The NASCAR iRacing Series makes its 17th stop of the season at New Hampshire Motor speedway. Tyler D Hudson is still got a good lead in the points over Landon Harrison but Hudson had so hard hits in the points over the past two weeks. Harrison keeps making up a little ground each week due to the hard times for Hudson. This week in the Tune up I did a Q and A with NiS vet Lance Gomez Jr. where we talk about the ups and downs of his season and some facts and history of the New Hampshire Motor Speedway.

Lance Gomez Jr Q and A:

Q how do you think your season is going up to this point in the season? A: It hasn’t been the best. I still win races, but it’s not fun going into a race and knowing that someone is watching you and waiting for you to make the smallest mistake, so you can be suspended. By far, this has been the roughest season I had on iRacing.

Q: What are some of the stuff you to from week to week for the different tracks? A: Nothing. I just go and race like the world is going to end in two hours.

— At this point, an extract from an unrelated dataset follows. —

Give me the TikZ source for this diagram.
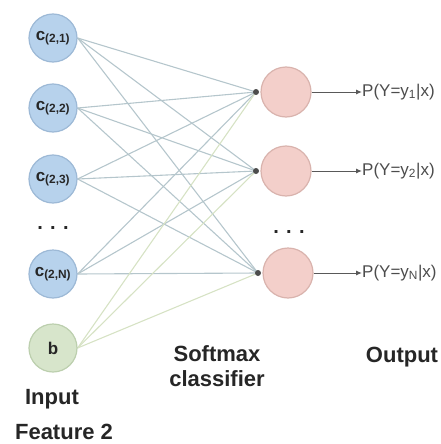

Q: You have had a lot for ruff races the last few weeks how does the effect your mind set as a driver? A: Well, you’re right. It has been really rough.  As a driver on the track speed wise, it doesn’t affect me at all. It does however cause me to drive even harder each race and just go for the win knowing that I have no chance at winning the NiS championship or any championship. From this point on, there will be no such thing as a “good point’s day”. It will be “for the win!” every time.

Q: What are some goals you have set yourself for the rest of the season? A: Win and be the fastest. That’s it.

Q: Who makes it happen every week who keeps making you better?  To be honest, that would be my parents, God and Ayrton Senna (Not in that order). God, because he is the ultimate source of my hope and persistence for me. Knowing that he is “I AM” and that he opens doors helps me to push harder and keep the dream. My parents help by paying for iRacing and encouraging me to chase my dream. Finally, Senna because when I read about his biography and how he always tried to find a new limit and tried to get better encourages me to push towards and beyond that mark. One of my favorite parts of his life was when he stated that he was at first horrible at driving in the rain and he used to take his go-kart outside and practice every time it would rain. I would then look at numerous YouTube videos of him being tenths and sometimes, even seconds faster than everyone else because of his faith in God and his unmatched dedication to be better. Seeing the movie, “Senna”, helped me to relate to Ayrton Senna very much. Seeing all the trials he went through to get to his point encourages me a lot. As far as on the racetrack, Eric Isenbeck has been a tremendous help to me in being my crew chief in NiS races. He ultimately led me on to beating the 2-time NASCAR iRacing World Champion, Ray Alfalla, at Darlington by a daring pit call in the C Fixed series.

New Hampshire Motor speedway

Fast Facts:

  • Location  Loudon, New Hampshire
  • Capacity               93,521 (Grandstand)105,491 (Total)
  • Owner  Speedway Motorsports, Inc.
  • Operator Speedway Motorsports, Inc.
  • Broke ground    August 13, 1989
  • Opened               June 5, 1990
  • Former names  Bryar Motorsport Park (1960–1989) New Hampshire International Speedway (1990–2007)
  • iRacing Fuel run: 60-70 laps


The New Hampshire Motor Speedway is a 1.058-mile (1.703 km) oval speedway located in Loudon, New Hampshire which has hosted NASCAR racing annually since the early 1990s And now has two NASCAR races a year in the summer and fall. The track was the site of a pair of fatal collisions which took the lives of two promising young drivers. 2000 was a hard year on the track when In May, while practicing for a Busch Series race, Adam Petty perished when his throttle stuck exiting the second turn, resulting in a full speed crash head-on in the middle of the third and fourth turns. When the Winston Cup Series made their first appearance of the season, a similar fate befell 1998 Rookie of the Year Kenny Irwin, Jr. For safety reasons, track owners decided to run restrictor plates on the cars during their return trip to the speedway in September 2000, making it the first track in recent history outside of Daytona and Talladega to use them. It would be the last one as well; an uneventful race won by Jeff Burton, which had no lead changes, was the result of the experiment. It was the first wire-to-wire race since the 1970s. NASCAR rookie of the year from a few years ago Joey Logano also got his first cup series win at the track in his rookie year as well.